> _Your task_: Please write the listing below out again exactly, leaving every picture behind.
** Start of Data block **
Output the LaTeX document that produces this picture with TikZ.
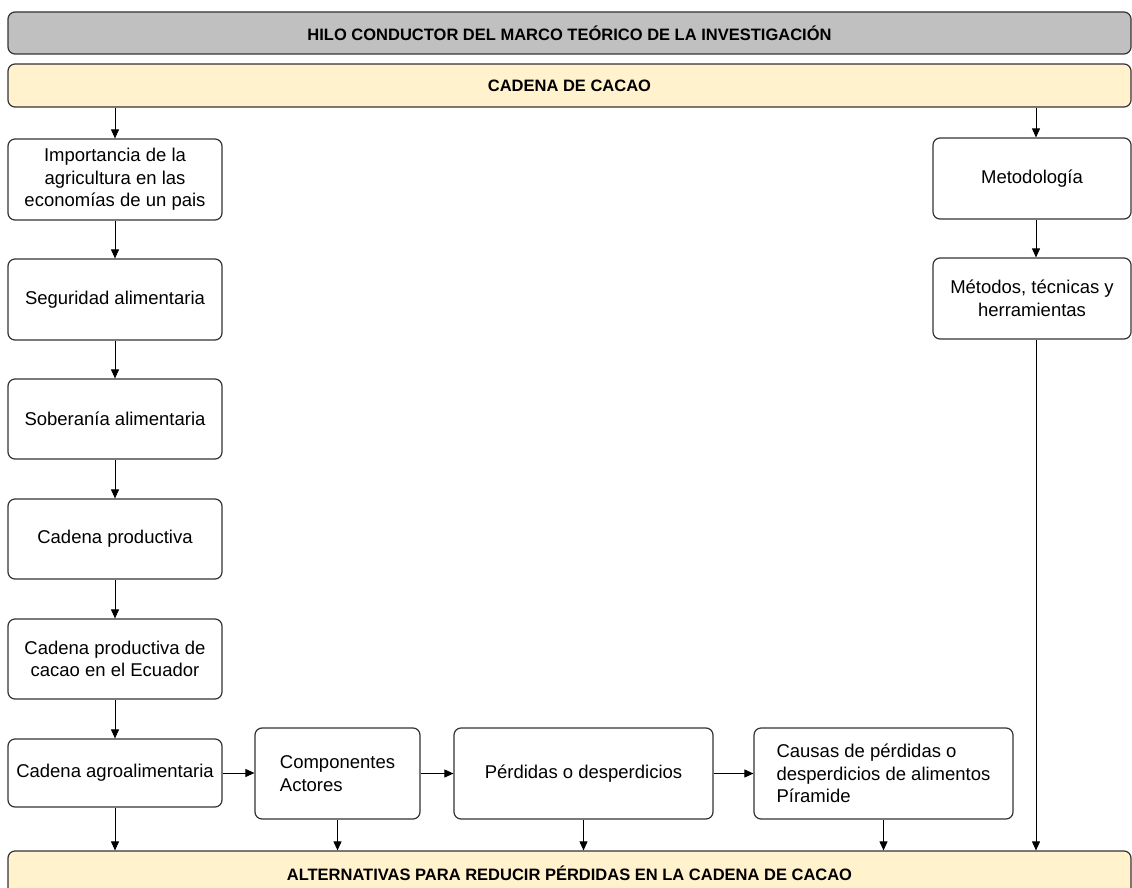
\documentclass[tikz,border=0pt]{standalone}
\usepackage{fontspec}
\setmainfont{Liberation Sans}
\usetikzlibrary{arrows.meta}
\definecolor{headgray}{HTML}{C0C0C0}
\definecolor{cream}{HTML}{FFF2CC}
\definecolor{edge}{HTML}{333333}
\begin{document}
\begin{tikzpicture}[x=1pt,y=-1pt,
  font=\fontsize{18.5}{22.5}\selectfont,
  box/.style={draw=edge, line width=1.2pt, rounded corners=7pt, fill=white,
    align=center, inner sep=2pt},
  lbox/.style={box, align=left},
  band/.style={draw=edge, line width=1.2pt, rounded corners=7pt,
    minimum width=1123pt, font=\fontsize{16.5}{19.5}\selectfont\bfseries},
  arr/.style={draw=black, line width=0.9pt, -{Triangle[length=9pt,width=8pt]}},
  plain/.style={draw=black, line width=0.9pt}]
\useasboundingbox (0,0) rectangle (1132,888);
\clip (0,0) rectangle (1132,888);

% header bands
\node[band, fill=headgray, minimum height=42pt] (title) at (569.5,33)
  {HILO CONDUCTOR DEL MARCO TEÓRICO DE LA INVESTIGACIÓN};
\node[band, fill=cream, minimum height=43pt] (cadena) at (569.5,85.5)
  {CADENA DE CACAO};
\node[band, fill=cream, minimum height=44pt] (alt) at (569.5,873)
  {ALTERNATIVAS PARA REDUCIR PÉRDIDAS EN LA CADENA DE CACAO};

% left column
\node[box, minimum width=214pt, minimum height=81pt] (imp) at (115,179.5)
  {Importancia de la\\agricultura en las\\economías de un pais};
\node[box, minimum width=214pt, minimum height=81pt] (seg) at (115,299.5)
  {Seguridad alimentaria};
\node[box, minimum width=214pt, minimum height=80pt] (sob) at (115,419)
  {Soberanía alimentaria};
\node[box, minimum width=214pt, minimum height=80pt] (cprod) at (115,539)
  {Cadena productiva};
\node[box, minimum width=214pt, minimum height=80pt] (cec) at (115,659)
  {Cadena productiva de\\cacao en el Ecuador};
\node[box, minimum width=214pt, minimum height=68pt] (agro) at (115,773)
  {Cadena agroalimentaria};

% bottom row
\node[lbox, minimum width=165pt, minimum height=91pt] (comp) at (337.5,773.5)
  {Componentes\\Actores};
\node[box, minimum width=259pt, minimum height=91pt] (perd) at (583.5,773.5)
  {Pérdidas o desperdicios};
\node[lbox, minimum width=259pt, minimum height=91pt] (causas) at (883.5,773.5)
  {Causas de pérdidas o\\desperdicios de alimentos\\Píramide};

% right column
\node[box, minimum width=198pt, minimum height=81pt] (met) at (1032,178.5)
  {Metodología};
\node[box, minimum width=198pt, minimum height=81pt] (mth) at (1032,298.5)
  {Métodos, técnicas y\\herramientas};
\coordinate (colR) at (1036,0);

% vertical flow, left column
\draw[arr] (cadena.south -| imp.north) -- (imp.north);
\draw[arr] (imp.south) -- (seg.north);
\draw[arr] (seg.south) -- (sob.north);
\draw[arr] (sob.south) -- (cprod.north);
\draw[arr] (cprod.south) -- (cec.north);
\draw[arr] (cec.south) -- (agro.north);

% horizontal flow
\draw[arr] (agro.east) -- (agro.east -| comp.west);
\draw[arr] (comp.east) -- (perd.west);
\draw[arr] (perd.east) -- (causas.west);

% into the closing band
\draw[arr] (agro.south) -- (agro.south |- alt.north);
\draw[arr] (comp.south) -- (comp.south |- alt.north);
\draw[arr] (perd.south) -- (perd.south |- alt.north);
\draw[arr] (causas.south) -- (causas.south |- alt.north);

% right column flow
\draw[arr] (cadena.south -| colR) -- (met.north -| colR);
\draw[arr] (met.south -| colR) -- (mth.north -| colR);
\draw[arr] (mth.south -| colR) -- (alt.north -| colR);
\end{tikzpicture}
\end{document}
** End of Data block **
> _Exercise answer_:
Output the LaTeX document that produces this picture with TikZ.
\documentclass[tikz,border=0pt]{standalone}
\usepackage{fontspec}
\setmainfont{Liberation Sans}
\usetikzlibrary{arrows.meta}
\definecolor{headgray}{HTML}{C0C0C0}
\definecolor{cream}{HTML}{FFF2CC}
\definecolor{edge}{HTML}{333333}
\begin{document}
\begin{tikzpicture}[x=1pt,y=-1pt,
  font=\fontsize{18.5}{22.5}\selectfont,
  box/.style={draw=edge, line width=1.2pt, rounded corners=7pt, fill=white,
    align=center, inner sep=2pt},
  lbox/.style={box, align=left},
  band/.style={draw=edge, line width=1.2pt, rounded corners=7pt,
    minimum width=1123pt, font=\fontsize{16.5}{19.5}\selectfont\bfseries},
  arr/.style={draw=black, line width=0.9pt, -{Triangle[length=9pt,width=8pt]}},
  plain/.style={draw=black, line width=0.9pt}]
\useasboundingbox (0,0) rectangle (1132,888);
\clip (0,0) rectangle (1132,888);

% header bands
\node[band, fill=headgray, minimum height=42pt] (title) at (569.5,33)
  {HILO CONDUCTOR DEL MARCO TEÓRICO DE LA INVESTIGACIÓN};
\node[band, fill=cream, minimum height=43pt] (cadena) at (569.5,85.5)
  {CADENA DE CACAO};
\node[band, fill=cream, minimum height=44pt] (alt) at (569.5,873)
  {ALTERNATIVAS PARA REDUCIR PÉRDIDAS EN LA CADENA DE CACAO};

% left column
\node[box, minimum width=214pt, minimum height=81pt] (imp) at (115,179.5)
  {Importancia de la\\agricultura en las\\economías de un pais};
\node[box, minimum width=214pt, minimum height=81pt] (seg) at (115,299.5)
  {Seguridad alimentaria};
\node[box, minimum width=214pt, minimum height=80pt] (sob) at (115,419)
  {Soberanía alimentaria};
\node[box, minimum width=214pt, minimum height=80pt] (cprod) at (115,539)
  {Cadena productiva};
\node[box, minimum width=214pt, minimum height=80pt] (cec) at (115,659)
  {Cadena productiva de\\cacao en el Ecuador};
\node[box, minimum width=214pt, minimum height=68pt] (agro) at (115,773)
  {Cadena agroalimentaria};

% bottom row
\node[lbox, minimum width=165pt, minimum height=91pt] (comp) at (337.5,773.5)
  {Componentes\\Actores};
\node[box, minimum width=259pt, minimum height=91pt] (perd) at (583.5,773.5)
  {Pérdidas o desperdicios};
\node[lbox, minimum width=259pt, minimum height=91pt] (causas) at (883.5,773.5)
  {Causas de pérdidas o\\desperdicios de alimentos\\Píramide};

% right column
\node[box, minimum width=198pt, minimum height=81pt] (met) at (1032,178.5)
  {Metodología};
\node[box, minimum width=198pt, minimum height=81pt] (mth) at (1032,298.5)
  {Métodos, técnicas y\\herramientas};
\coordinate (colR) at (1036,0);

% vertical flow, left column
\draw[arr] (cadena.south -| imp.north) -- (imp.north);
\draw[arr] (imp.south) -- (seg.north);
\draw[arr] (seg.south) -- (sob.north);
\draw[arr] (sob.south) -- (cprod.north);
\draw[arr] (cprod.south) -- (cec.north);
\draw[arr] (cec.south) -- (agro.north);

% horizontal flow
\draw[arr] (agro.east) -- (agro.east -| comp.west);
\draw[arr] (comp.east) -- (perd.west);
\draw[arr] (perd.east) -- (causas.west);

% into the closing band
\draw[arr] (agro.south) -- (agro.south |- alt.north);
\draw[arr] (comp.south) -- (comp.south |- alt.north);
\draw[arr] (perd.south) -- (perd.south |- alt.north);
\draw[arr] (causas.south) -- (causas.south |- alt.north);

% right column flow
\draw[arr] (cadena.south -| colR) -- (met.north -| colR);
\draw[arr] (met.south -| colR) -- (mth.north -| colR);
\draw[arr] (mth.south -| colR) -- (alt.north -| colR);
\end{tikzpicture}
\end{document}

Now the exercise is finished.